The reinstalled program discovered some files I thought I had lost: old, unfinished (of course!) versions of what I have since called ‘Twine Highwayman’. I loaded them up and, though incomplete and missing some of the parts I remembered best (like the ability to rob any passing steam carriage and collect jewelry, or the procedural pub menu system), they still showcase some of the original ideas of the project. Some made it through into book format and others didn’t.
I wrote the programming behind Twine Highwayman in Autumn 2016, creating some really crunchy and idiosyncratic code in formats so inefficient and hard to understand that I have since lost the ability to read them. Nonetheless, the core of the game – for it is a game, not a book – still functions. Take a look, if you like.

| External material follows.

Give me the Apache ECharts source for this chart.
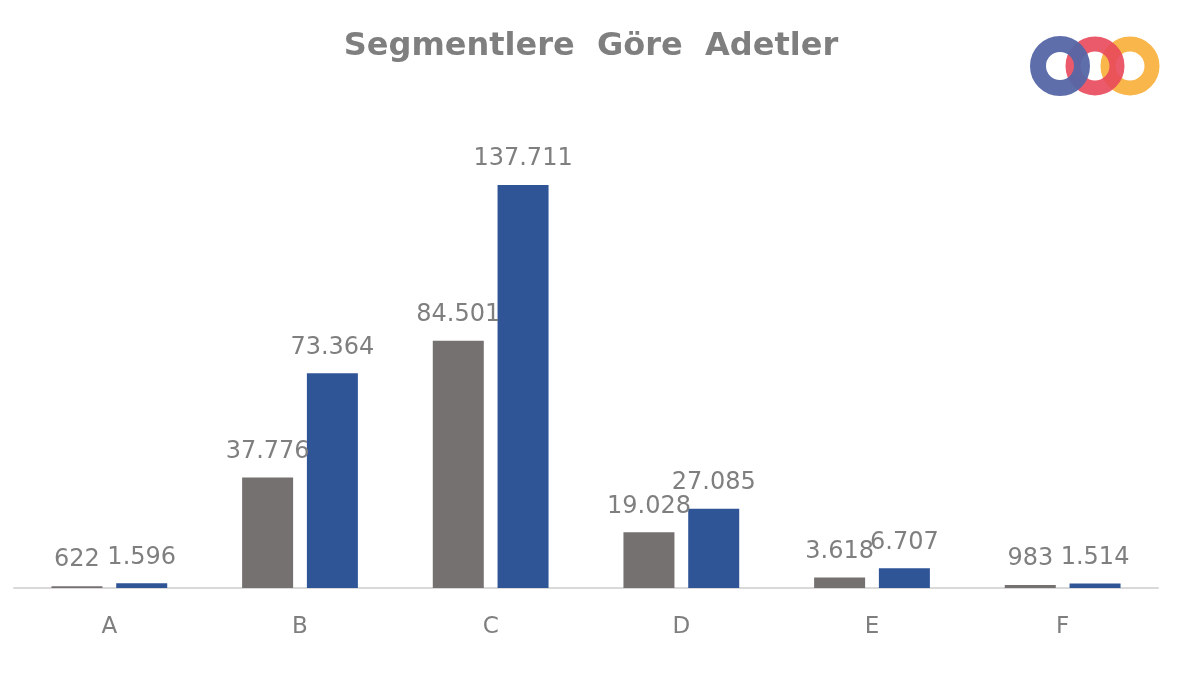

It was playing Inkle’s 80 Days – something far beyond my ability to emulate – as well as the excellent Fabled Lands Application (since renamed Java Fabled Lands) that inspired me to give this a try. Considering I had zero previous experience of Twine, I don’t think I did badly. But it was the feature creep (a system for automating the weather… and the phase of the moon… and the mood of antagonists…) that killed the project and convinced me to limit my ambition to a good old, paper gamebook. I’d mimic Fabled Lands, that’s what I’d do. I’d keep it simple and achievable. I wouldn’t attempt to surpass my models, just to match them. I definitely wouldn’t write something 50% longer… Oh, well.